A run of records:
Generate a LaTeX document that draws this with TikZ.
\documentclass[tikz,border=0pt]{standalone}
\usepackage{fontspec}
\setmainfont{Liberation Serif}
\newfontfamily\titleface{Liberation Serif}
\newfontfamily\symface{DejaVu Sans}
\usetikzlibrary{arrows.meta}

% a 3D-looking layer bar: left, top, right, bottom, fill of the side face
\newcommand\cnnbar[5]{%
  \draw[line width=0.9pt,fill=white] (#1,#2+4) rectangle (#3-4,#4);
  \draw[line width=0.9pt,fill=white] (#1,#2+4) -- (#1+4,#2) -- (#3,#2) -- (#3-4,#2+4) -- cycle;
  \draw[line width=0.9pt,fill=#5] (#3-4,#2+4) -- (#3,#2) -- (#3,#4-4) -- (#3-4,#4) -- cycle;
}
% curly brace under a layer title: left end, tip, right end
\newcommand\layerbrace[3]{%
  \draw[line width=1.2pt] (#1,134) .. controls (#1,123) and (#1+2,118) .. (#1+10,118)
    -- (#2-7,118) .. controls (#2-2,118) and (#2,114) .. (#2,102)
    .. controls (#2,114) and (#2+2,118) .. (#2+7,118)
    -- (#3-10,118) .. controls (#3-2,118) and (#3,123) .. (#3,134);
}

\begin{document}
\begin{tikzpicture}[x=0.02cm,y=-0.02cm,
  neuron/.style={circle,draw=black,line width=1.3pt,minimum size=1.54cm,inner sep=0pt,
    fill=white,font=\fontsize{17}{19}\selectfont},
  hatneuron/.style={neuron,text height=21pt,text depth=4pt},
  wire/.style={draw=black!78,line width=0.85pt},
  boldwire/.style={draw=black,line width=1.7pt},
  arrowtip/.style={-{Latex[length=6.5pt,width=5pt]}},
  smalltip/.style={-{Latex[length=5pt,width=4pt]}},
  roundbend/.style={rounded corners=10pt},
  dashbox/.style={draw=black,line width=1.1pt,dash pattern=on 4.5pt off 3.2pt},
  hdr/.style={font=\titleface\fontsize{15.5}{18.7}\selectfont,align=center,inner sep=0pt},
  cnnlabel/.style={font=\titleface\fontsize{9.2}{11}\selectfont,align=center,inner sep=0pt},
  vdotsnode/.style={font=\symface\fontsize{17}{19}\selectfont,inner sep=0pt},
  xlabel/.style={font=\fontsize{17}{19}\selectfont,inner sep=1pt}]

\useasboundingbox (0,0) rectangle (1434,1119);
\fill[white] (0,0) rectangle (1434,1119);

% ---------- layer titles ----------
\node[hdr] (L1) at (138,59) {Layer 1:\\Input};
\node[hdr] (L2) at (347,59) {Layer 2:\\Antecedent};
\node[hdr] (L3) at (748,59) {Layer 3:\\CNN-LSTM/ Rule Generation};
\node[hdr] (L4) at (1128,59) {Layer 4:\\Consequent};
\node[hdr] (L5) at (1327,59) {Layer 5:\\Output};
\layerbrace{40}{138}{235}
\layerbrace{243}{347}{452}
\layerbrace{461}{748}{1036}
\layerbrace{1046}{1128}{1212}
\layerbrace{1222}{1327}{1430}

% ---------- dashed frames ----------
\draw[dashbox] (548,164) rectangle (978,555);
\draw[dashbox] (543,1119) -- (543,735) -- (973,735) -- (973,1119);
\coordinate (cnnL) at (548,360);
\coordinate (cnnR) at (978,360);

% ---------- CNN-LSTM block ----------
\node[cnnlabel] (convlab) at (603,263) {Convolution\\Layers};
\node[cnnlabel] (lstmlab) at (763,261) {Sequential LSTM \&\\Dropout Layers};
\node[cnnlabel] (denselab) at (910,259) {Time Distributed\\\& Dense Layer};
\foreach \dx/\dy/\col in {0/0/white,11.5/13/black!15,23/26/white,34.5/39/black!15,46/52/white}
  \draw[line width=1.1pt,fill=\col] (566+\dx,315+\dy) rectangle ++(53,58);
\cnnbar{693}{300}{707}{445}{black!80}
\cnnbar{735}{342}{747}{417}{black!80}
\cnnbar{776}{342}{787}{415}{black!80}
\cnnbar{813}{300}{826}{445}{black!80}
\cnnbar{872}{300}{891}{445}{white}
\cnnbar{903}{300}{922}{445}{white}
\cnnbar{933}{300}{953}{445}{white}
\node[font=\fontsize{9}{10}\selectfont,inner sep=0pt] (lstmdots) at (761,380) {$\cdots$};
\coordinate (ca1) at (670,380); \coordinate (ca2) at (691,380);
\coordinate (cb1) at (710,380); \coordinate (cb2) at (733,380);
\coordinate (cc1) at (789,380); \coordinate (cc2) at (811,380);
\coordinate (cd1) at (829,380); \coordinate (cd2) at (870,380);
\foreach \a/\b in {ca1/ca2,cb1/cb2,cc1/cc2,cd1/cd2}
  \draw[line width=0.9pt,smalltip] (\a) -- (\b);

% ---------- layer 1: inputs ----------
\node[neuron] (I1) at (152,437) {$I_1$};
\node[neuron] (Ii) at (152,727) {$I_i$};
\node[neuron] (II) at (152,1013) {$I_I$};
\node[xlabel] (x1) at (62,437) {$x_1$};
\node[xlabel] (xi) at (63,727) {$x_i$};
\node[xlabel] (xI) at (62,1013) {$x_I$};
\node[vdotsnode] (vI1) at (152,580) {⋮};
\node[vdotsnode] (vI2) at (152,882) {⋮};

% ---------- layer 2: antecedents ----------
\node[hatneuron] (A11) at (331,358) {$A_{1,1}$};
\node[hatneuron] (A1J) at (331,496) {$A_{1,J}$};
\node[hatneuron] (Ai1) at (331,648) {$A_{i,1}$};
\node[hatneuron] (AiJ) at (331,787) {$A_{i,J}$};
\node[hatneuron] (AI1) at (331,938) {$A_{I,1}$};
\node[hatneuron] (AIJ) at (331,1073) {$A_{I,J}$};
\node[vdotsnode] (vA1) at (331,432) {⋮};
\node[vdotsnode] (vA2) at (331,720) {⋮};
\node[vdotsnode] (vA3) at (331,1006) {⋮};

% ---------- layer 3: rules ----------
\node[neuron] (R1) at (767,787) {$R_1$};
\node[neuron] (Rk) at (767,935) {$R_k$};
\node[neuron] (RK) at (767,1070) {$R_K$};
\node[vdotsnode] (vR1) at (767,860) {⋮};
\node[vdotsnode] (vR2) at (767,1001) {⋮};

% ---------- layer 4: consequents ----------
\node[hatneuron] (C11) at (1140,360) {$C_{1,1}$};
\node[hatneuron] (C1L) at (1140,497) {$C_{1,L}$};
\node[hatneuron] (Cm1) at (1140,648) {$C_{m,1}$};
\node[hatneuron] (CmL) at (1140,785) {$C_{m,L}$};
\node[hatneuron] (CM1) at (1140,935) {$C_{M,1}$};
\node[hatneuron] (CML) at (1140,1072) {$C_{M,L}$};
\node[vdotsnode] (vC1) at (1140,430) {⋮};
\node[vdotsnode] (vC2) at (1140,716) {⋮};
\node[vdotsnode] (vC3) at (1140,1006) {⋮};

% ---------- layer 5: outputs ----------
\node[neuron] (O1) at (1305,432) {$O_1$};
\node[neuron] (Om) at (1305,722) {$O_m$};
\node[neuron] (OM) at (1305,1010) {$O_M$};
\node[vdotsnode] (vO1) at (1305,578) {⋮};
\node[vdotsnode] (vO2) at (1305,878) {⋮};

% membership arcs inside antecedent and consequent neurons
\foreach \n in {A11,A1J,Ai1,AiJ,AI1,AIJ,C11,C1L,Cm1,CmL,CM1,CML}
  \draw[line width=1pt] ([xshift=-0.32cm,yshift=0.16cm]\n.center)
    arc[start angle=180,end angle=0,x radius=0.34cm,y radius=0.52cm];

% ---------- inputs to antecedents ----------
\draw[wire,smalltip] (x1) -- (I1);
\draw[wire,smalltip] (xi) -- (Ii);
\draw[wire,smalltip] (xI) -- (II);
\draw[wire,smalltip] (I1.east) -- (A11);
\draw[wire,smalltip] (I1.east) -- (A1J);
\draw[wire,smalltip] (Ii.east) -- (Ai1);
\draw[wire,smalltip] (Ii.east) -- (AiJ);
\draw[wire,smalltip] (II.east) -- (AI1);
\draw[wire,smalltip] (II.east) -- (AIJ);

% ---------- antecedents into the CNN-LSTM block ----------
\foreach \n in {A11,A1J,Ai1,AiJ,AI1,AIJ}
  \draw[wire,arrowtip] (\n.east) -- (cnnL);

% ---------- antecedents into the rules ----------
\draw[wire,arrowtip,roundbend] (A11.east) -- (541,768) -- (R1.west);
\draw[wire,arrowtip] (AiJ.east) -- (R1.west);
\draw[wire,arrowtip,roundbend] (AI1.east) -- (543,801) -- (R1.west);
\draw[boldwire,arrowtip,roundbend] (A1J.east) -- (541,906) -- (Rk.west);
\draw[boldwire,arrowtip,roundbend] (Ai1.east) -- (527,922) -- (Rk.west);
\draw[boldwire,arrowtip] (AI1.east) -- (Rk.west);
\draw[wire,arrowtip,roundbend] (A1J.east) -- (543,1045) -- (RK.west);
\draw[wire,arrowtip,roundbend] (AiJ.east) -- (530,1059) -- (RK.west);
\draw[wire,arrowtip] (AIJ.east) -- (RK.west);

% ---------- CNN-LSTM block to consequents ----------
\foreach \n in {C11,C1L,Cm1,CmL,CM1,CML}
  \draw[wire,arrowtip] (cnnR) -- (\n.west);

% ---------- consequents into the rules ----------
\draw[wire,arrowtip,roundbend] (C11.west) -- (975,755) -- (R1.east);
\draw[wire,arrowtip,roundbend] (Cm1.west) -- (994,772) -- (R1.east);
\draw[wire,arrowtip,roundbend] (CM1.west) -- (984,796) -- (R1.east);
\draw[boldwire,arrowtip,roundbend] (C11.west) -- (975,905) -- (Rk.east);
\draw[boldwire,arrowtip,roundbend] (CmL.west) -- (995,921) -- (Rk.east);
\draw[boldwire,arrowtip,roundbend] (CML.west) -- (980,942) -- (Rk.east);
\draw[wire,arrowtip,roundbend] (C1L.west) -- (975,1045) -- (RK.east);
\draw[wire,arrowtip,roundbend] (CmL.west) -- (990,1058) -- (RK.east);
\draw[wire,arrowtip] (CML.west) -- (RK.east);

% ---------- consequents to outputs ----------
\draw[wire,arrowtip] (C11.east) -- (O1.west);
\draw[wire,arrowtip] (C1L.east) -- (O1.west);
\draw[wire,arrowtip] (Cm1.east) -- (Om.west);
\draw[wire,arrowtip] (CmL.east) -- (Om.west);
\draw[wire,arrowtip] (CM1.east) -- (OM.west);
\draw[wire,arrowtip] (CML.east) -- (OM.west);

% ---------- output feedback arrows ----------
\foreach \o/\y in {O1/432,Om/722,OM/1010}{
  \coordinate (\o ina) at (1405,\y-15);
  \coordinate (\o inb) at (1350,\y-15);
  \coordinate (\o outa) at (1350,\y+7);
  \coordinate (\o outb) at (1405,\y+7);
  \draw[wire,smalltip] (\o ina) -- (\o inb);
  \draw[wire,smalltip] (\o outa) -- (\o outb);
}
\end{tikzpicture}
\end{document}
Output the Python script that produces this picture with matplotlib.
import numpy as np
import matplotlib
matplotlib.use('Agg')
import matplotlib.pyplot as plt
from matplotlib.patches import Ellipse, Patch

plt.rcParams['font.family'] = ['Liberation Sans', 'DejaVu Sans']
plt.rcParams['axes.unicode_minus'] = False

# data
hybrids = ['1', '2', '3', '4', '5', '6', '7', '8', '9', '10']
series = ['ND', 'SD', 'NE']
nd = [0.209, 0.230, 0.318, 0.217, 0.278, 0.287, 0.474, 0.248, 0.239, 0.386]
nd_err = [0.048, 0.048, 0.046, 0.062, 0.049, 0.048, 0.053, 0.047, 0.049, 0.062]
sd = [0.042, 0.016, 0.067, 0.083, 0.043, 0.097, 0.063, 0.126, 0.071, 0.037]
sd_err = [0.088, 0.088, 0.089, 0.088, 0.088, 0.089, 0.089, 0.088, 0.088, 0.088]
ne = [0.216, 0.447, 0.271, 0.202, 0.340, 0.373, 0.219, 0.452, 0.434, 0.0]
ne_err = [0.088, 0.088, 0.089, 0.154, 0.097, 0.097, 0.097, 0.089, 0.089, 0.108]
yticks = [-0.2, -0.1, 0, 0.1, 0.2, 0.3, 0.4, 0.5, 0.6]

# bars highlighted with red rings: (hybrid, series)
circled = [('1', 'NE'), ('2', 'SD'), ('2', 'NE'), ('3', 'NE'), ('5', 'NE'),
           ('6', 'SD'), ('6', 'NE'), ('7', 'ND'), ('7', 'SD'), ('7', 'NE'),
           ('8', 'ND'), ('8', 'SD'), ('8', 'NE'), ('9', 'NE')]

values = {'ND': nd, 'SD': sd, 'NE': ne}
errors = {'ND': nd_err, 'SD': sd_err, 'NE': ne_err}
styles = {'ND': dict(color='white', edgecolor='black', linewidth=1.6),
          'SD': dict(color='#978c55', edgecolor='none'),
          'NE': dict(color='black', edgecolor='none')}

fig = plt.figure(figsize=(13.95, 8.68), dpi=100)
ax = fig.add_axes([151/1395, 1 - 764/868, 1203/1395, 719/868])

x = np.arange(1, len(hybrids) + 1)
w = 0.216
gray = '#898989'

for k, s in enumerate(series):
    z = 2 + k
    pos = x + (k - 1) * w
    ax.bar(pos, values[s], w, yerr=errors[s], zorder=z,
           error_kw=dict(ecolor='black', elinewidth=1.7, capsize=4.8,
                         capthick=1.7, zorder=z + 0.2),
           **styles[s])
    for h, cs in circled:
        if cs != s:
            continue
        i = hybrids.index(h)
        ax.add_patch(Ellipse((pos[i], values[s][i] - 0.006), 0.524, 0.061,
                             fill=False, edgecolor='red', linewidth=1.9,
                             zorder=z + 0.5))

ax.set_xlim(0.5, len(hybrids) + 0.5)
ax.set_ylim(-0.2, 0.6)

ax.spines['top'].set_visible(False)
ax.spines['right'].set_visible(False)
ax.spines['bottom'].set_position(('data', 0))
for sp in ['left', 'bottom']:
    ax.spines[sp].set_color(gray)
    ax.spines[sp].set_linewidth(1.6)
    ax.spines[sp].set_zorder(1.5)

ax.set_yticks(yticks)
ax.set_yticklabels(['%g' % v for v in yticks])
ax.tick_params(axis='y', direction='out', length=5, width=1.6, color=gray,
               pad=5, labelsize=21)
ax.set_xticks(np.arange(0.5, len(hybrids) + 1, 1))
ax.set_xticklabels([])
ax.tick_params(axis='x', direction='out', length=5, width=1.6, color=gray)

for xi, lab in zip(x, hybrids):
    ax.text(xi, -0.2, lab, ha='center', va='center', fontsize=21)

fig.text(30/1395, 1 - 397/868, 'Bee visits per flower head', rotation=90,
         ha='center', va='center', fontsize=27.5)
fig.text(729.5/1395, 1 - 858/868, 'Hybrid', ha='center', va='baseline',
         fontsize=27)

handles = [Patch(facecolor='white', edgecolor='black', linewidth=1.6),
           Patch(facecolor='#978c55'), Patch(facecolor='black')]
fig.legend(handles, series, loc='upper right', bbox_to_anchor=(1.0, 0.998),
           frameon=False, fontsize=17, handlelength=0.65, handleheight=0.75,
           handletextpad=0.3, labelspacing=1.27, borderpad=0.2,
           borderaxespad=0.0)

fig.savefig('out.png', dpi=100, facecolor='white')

- _YOUR TASK_
Tally the lines of the preceding listing in which the word "that" appears; state nothing but the total.

- _THE COMPLETED TASK_
2